The entry on Wallace’s execution, moreover, was written at the very time of Edward’s greatest power. Robert Bruce’s murder of John Comyn and rebellion were yet to come, and indeed, the next entry in the manuscript, written in a different stint, refers to Bruce having himself crowned as king in March 1306. In 1304 Edward had, however, brought a decade of war with Scotland to a close. Perhaps the author of this entry wrote it having recently witnessed the king’s power manifested at close quarters? Certainly, the Annales Londoniensis tell us that Wallace was lodged at the home of a London alderman, William Leyre, and that the great and the good of London both ‘led and followed’ Wallace to his judgment. A similar procession saw him taken back through the city, and a sizeable crowd gathered for his execution at Smithfield.
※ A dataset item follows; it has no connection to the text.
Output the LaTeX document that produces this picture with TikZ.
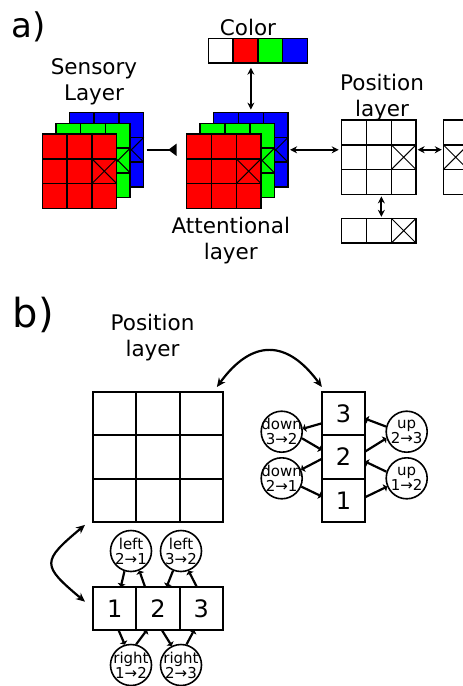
\documentclass[tikz,border=0pt]{standalone}
\usepackage{fontspec}
\setmainfont{DejaVu Sans}
\usetikzlibrary{positioning,arrows.meta}
\definecolor{cred}{HTML}{FF0000}
\definecolor{cgreen}{HTML}{00FF00}
\definecolor{cblue}{HTML}{0000FF}
\newcommand{\crosscell}[1]{\draw[crossline] (#1.north west) -- (#1.south east) (#1.north east) -- (#1.south west);}
\tikzset{
  cell/.style={draw,line width=1.5pt,minimum size=24.8pt,inner sep=0pt,outer sep=0pt},
  crossline/.style={line width=1pt},
  bigcell/.style={draw,line width=2pt,minimum size=43.3pt,inner sep=0pt,outer sep=0pt,font=\fontsize{24}{24}\selectfont},
  op/.style={circle,draw,line width=1.6pt,minimum size=41pt,inner sep=0pt},
  optext/.style={font=\fontsize{15}{15}\selectfont,align=center,inner sep=0pt},
  title/.style={font=\fontsize{21.5}{26}\selectfont,align=center,inner sep=0pt},
  panel/.style={anchor=base west,inner sep=0pt},
  dbl/.style={line width=2pt,{Stealth[length=7pt,width=7pt]}-{Stealth[length=7pt,width=7pt]}},
  block/.style={line width=2.4pt,-{Triangle[reversed,length=8.5pt,width=12pt]}},
  link/.style={line width=2.2pt,-{Triangle[length=3pt,width=8pt]}},
  swing/.style={line width=2.2pt,{Stealth[length=9pt,width=8pt]}-{Stealth[length=9pt,width=8pt]}},
}
\begin{document}
\begin{tikzpicture}[x=1pt,y=1pt]
        \useasboundingbox (0,0) rectangle (463,-686);
        \clip (0,0) rectangle (463,-686);
        % ---------- a) ----------
        \node[panel,font=\fontsize{34}{34}\selectfont] (taga) at (11,-37) {a)};
        \node[title] (senslbl) at (94,-81.7) {Sensory\\Layer};
        \node[title] (colorlbl) at (248,-27.2) {Color};
        \node[title] (poslbl) at (382,-98) {Position\\layer};
        \node[title] (attlbl) at (230.8,-240.9) {Attentional\\layer};
        % sensory and attentional stacks, blue at the back, red in front
        \foreach \stk/\xo in {sens/42.3,att/186.7}{
          \foreach \lay/\col/\dx/\dy in {B/cblue/27/21.4,G/cgreen/13.5/10.7,R/cred/0/0}{
            \foreach \r in {1,2,3}
              \foreach \c in {1,2,3}
                \node[cell,fill=\col] (\stk\lay\r\c) at ({\xo+\dx+12.4+24.8*(\c-1)},{-134+\dy-12.4-24.8*(\r-1)}) {};
            \crosscell{\stk\lay23}
          }
        }
        % color code
        \foreach \col [count=\i] in {white,cred,cgreen,cblue}
          \node[cell,fill=\col] (color\i) at ({208.3+12.4+24.8*(\i-1)},-50.8) {};
        % position layer with its row and column read-outs
        \foreach \r in {1,2,3}
          \foreach \c in {1,2,3}
            \node[cell] (pos\r\c) at ({341.7+12.4+24.8*(\c-1)},{-120-12.4-24.8*(\r-1)}) {};
        \crosscell{pos23}
        \foreach \k in {1,2,3}
          \node[cell] (hor\k) at ({341.7+12.4+24.8*(\k-1)},-230.7) {};
        \crosscell{hor3}
        \foreach \k in {1,2,3}
          \node[cell] (ver\k) at (455.7,{-120-12.4-24.8*(\k-1)}) {};
        \crosscell{ver2}
        % links
        \draw[block,shorten <=3pt,shorten >=10pt] (sensB23.east) -- (sensB23.east -| attR21.west);
        \draw[dbl,shorten <=4.5pt,shorten >=3pt] (attB12.north |- color2.south) -- (attB12.north);
        \draw[dbl,shorten <=2pt,shorten >=3pt] (attB23.east) -- (attB23.east -| pos21.west);
        \draw[dbl,shorten <=1.5pt,shorten >=1.5pt] ([yshift=7.5pt]pos23.east) -- ([yshift=7.5pt]ver2.west);
        \draw[dbl,shorten <=2pt,shorten >=1.5pt] ([xshift=2.5pt]pos32.south) -- ([xshift=2.5pt]hor2.north);
        % ---------- b) ----------
        \node[panel,font=\fontsize{40}{40}\selectfont] (tagb) at (12.7,-327) {b)};
        \node[title] (gridlbl) at (152.5,-337.7) {Position\\layer};
        \foreach \r in {1,2,3}
          \foreach \c in {1,2,3}
            \node[bigcell] (grid\r\c) at ({93+21.65+43.3*(\c-1)},{-392-21.65-43.3*(\r-1)}) {};
        \foreach \k [count=\i] in {3,2,1}
          \node[bigcell] (col\k) at (343.5,{-392-21.65-43.3*(\i-1)}) {\k};
        \foreach \k in {1,2,3}
          \node[bigcell] (row\k) at ({93+21.65+43.3*(\k-1)},-608.3) {\k};
        % shift units
        \node[op,label={[optext]center:down\\3→2}] (down32) at (281.7,-431.7) {};
        \node[op,label={[optext]center:down\\2→1}] (down21) at (281.7,-478.3) {};
        \node[op,label={[optext]center:up\\2→3}] (up23) at (406.7,-431.7) {};
        \node[op,label={[optext]center:up\\1→2}] (up12) at (406.7,-478.3) {};
        \node[op,label={[optext]center:left\\2→1}] (left21) at (131,-551) {};
        \node[op,label={[optext]center:left\\3→2}] (left32) at (181,-551) {};
        \node[op,label={[optext]center:right\\1→2}] (right12) at (131,-665) {};
        \node[op,label={[optext]center:right\\2→3}] (right23) at (181,-665) {};
        \draw[link] (col3.204) -- (down32.8);
        \draw[link] (down32.-18) -- (col2.162);
        \draw[link] (col2.185) -- (down21.24);
        \draw[link] (down21.-23) -- (col1.170);
        \draw[link] (col2.14) -- (up23.198);
        \draw[link] (up23.166) -- (col3.-13);
        \draw[link] (col1.8) -- (up12.203);
        \draw[link] (up12.162) -- (col2.-12);
        \draw[link] (row2.121) -- (left21.-67);
        \draw[link] (left21.-108) -- (row1.74);
        \draw[link] (row3.102) -- (left32.-69);
        \draw[link] (left32.-112) -- (row2.68);
        \draw[link] (row1.-80) -- (right12.107);
        \draw[link] (right12.76) -- (row2.-117);
        \draw[link] (row2.-80) -- (right23.116);
        \draw[link] (right23.75) -- (row3.-108);
        % grid to read-outs
        \draw[swing] ([shift={(-6pt,5pt)}]grid13.north east) to[out=54,in=126,looseness=1.45] ([yshift=5pt]col3.north west);
        \draw[swing] ([shift={(-8pt,-3pt)}]grid31.south west) to[out=220,in=140,looseness=1.9] ([shift={(-8pt,6.6pt)}]row1.west);
\end{tikzpicture}
\end{document}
Nor was this the sole demonstration of Edward’s might in London. In late 1282 Llwelyn ap Gruffudd had been killed and his head placed upon a pole at the Tower of London. A year later, his brother Dafydd’s head was placed next to that of his brother. Eighteen months after this, Edward responded to an outbreak of disorder in London by enclosing the ancient site of the citizens’ assembly and taking the city into his hand. Had our continuer been present in London for some, even if not for all of these events of the last twenty years, we might imagine the impact this would have had on his mind as a contemporary Londoner. He would have seen at first hand Edward’s firm imposition of his will on the city, and then witnessed the brutal death of Scotland’s last major rebel and, with his execution, the apparent end of Scottish resistance. We need not be surprised that the continuer of this London chronicle thought of Edward I as king of both England and Scotland.


[1] MS. CLA/CS/01/001/001.

[2] De Antiquis Legibus Liber, Cronica Maiorum et Vicecomitum Londoniarum, ed. Thomas Stapleton, Camden Society 34 (London, 1846); and Chronicles of the Mayors and Sheriffs of London, ed. H. T. Riley (London, 1863).

[3] Anglo-Scottish Relations 1174–1328, ed. and transl. E. L. G. Stones (London, 1965), 120–9.